## start
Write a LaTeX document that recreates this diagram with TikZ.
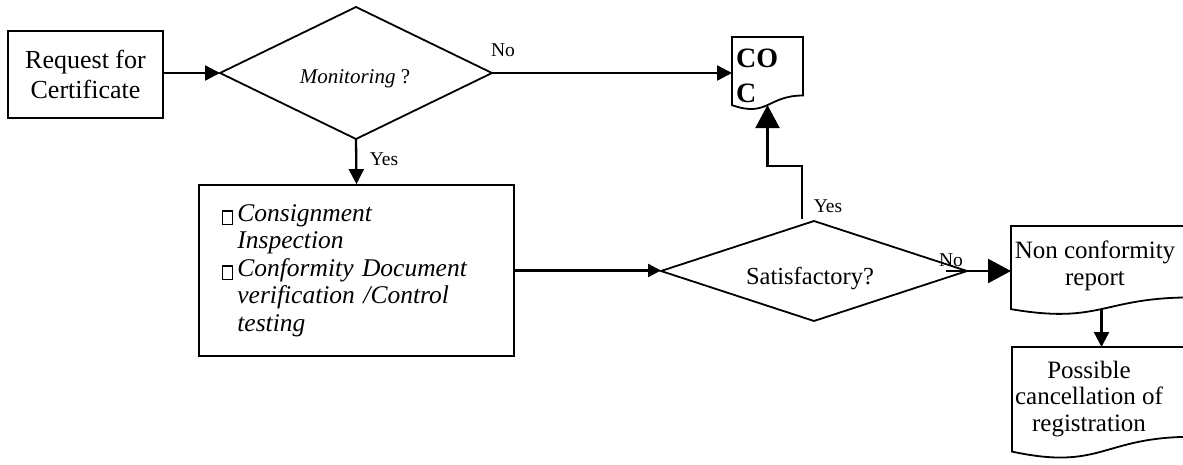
\documentclass[tikz,border=0pt]{standalone}
\usepackage{fontspec}
\setmainfont{Liberation Serif}
\usetikzlibrary{shapes.geometric,arrows.meta,calc}

\newcommand\hollowbul{{\setlength\fboxrule{1.2pt}\setlength\fboxsep{0pt}\raisebox{-2.5pt}{\fbox{\rule{0pt}{12pt}\hspace{9pt}}}}}

\newcommand\docoutline[2]{%
  \draw[docline] (#1.north west) -- (#1.north east) -- (#1.south east)
    .. controls (#1.south) and ($(#1.south)+(0,{0.305*#2})$) ..
    ($(#1.south west)+(0,{0.132*#2})$) coordinate[pos=0.5] (#1b) -- cycle;}

\begin{document}
\begin{tikzpicture}[x=1pt,y=-1pt,
  shp/.style={draw, line width=1.8pt},
  holder/.style={inner sep=0pt, outer sep=0pt},
  arr/.style={line width=2.3pt, -{Triangle[length=15pt,width=15pt]}},
  smarr/.style={line width=2.3pt, -{Triangle[length=13pt,width=13pt]}},
  bigarr/.style={line width=2.3pt, -{Triangle[length=23pt,width=24pt]}},
  lbl/.style={inner sep=0pt, font=\fontsize{19.5}{22}\selectfont},
  docline/.style={line width=1.8pt, line join=miter}]

\useasboundingbox (0,0) rectangle (1183,464);

% Request
\node[shp, holder, minimum width=155pt, minimum height=87pt, align=center,
      font=\fontsize{26}{30}\selectfont] (req) at (85.5,74.5) {Request for\\Certificate};

% Monitoring decision
\node[shp, diamond, holder, minimum width=272pt, minimum height=132pt] (mon) at (356,73) {};
\node[inner sep=0pt, font=\fontsize{21}{24}\selectfont, anchor=base] (monT) at (355,83) {\textit{Monitoring} ?};

% Inspection box
\node[shp, minimum height=171pt, text width=269pt, inner xsep=23pt, inner ysep=0pt, align=left,
      font=\itshape\fontsize{25.5}{27.5}\selectfont] (bx) at (356.5,270.5)
  {\begin{tabular}{@{}l@{\hspace{4pt}}l@{}}
   \hollowbul & Consignment\\
              & Inspection\\
   \hollowbul & Conformity Document\\
              & verification /Control\\
              & testing
   \end{tabular}};

% Satisfactory decision
\node[shp, diamond, holder, minimum width=306pt, minimum height=100pt] (sat) at (814,271) {};
\node[inner sep=0pt, font=\fontsize{24.5}{28}\selectfont, anchor=base] (satT) at (810,284) {Satisfactory?};

% COC document
\node[holder, minimum width=71pt, minimum height=58.5pt, anchor=north west] (coc) at (732,37) {};
\docoutline{coc}{73}
\node[anchor=base west, inner sep=0pt, font=\bfseries\fontsize{28}{33}\selectfont] (cocA) at (736,67) {CO};
\node[anchor=base west, inner sep=0pt, font=\bfseries\fontsize{28}{33}\selectfont] (cocB) at (736,102) {C};

% Non conformity document
\node[holder, minimum width=181pt, minimum height=71.4pt, anchor=north west] (nc) at (1011,226) {};
\docoutline{nc}{89}
\node[inner sep=0pt, align=center, font=\fontsize{25}{27}\selectfont] (ncT) at (1095,266) {Non conformity\\report};

% Possible cancellation document
\node[holder, minimum width=180pt, minimum height=89.8pt, anchor=north west] (pc) at (1012,347) {};
\docoutline{pc}{112}
\node[inner sep=0pt, align=center, font=\fontsize{25}{26.5}\selectfont] (pcT) at (1089,399) {Possible\\cancellation of\\registration};

% connectors
\draw[arr] (req.east |- mon.west) -- (mon.west);
\draw[arr] (mon.south) -- (bx.north);
\node[lbl] (yes1) at (384,159) {Yes};
\draw[arr] (mon.east) -- (mon.east -| coc.west);
\node[lbl] (no1) at (503,50) {No};
\draw[smarr] (bx.east) -- (bx.east -| sat.west);
\coordinate (sy) at (802,219);
\draw[bigarr] (sy) -- ++(0,-53) -| (cocb);
\node[lbl] (yes2) at (828,206) {Yes};
\coordinate (s2) at (946,271);
\draw[bigarr] (s2) -- (s2 -| nc.west);
\node[lbl] (no2) at (951,260) {No};
\draw[arr] (ncb) -- (ncb |- pc.north);
\end{tikzpicture}
\end{document}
## end
What the task asks
With the pictures left out, restate word for word every line of the data above, from the first down to the line that contains "(req) at (85.5,74.5)".

Reply to the exercise
Write a LaTeX document that recreates this diagram with TikZ.
\documentclass[tikz,border=0pt]{standalone}
\usepackage{fontspec}
\setmainfont{Liberation Serif}
\usetikzlibrary{shapes.geometric,arrows.meta,calc}

\newcommand\hollowbul{{\setlength\fboxrule{1.2pt}\setlength\fboxsep{0pt}\raisebox{-2.5pt}{\fbox{\rule{0pt}{12pt}\hspace{9pt}}}}}

\newcommand\docoutline[2]{%
  \draw[docline] (#1.north west) -- (#1.north east) -- (#1.south east)
    .. controls (#1.south) and ($(#1.south)+(0,{0.305*#2})$) ..
    ($(#1.south west)+(0,{0.132*#2})$) coordinate[pos=0.5] (#1b) -- cycle;}

\begin{document}
\begin{tikzpicture}[x=1pt,y=-1pt,
  shp/.style={draw, line width=1.8pt},
  holder/.style={inner sep=0pt, outer sep=0pt},
  arr/.style={line width=2.3pt, -{Triangle[length=15pt,width=15pt]}},
  smarr/.style={line width=2.3pt, -{Triangle[length=13pt,width=13pt]}},
  bigarr/.style={line width=2.3pt, -{Triangle[length=23pt,width=24pt]}},
  lbl/.style={inner sep=0pt, font=\fontsize{19.5}{22}\selectfont},
  docline/.style={line width=1.8pt, line join=miter}]

\useasboundingbox (0,0) rectangle (1183,464);

% Request
\node[shp, holder, minimum width=155pt, minimum height=87pt, align=center,
      font=\fontsize{26}{30}\selectfont] (req) at (85.5,74.5) {Request for\\Certificate};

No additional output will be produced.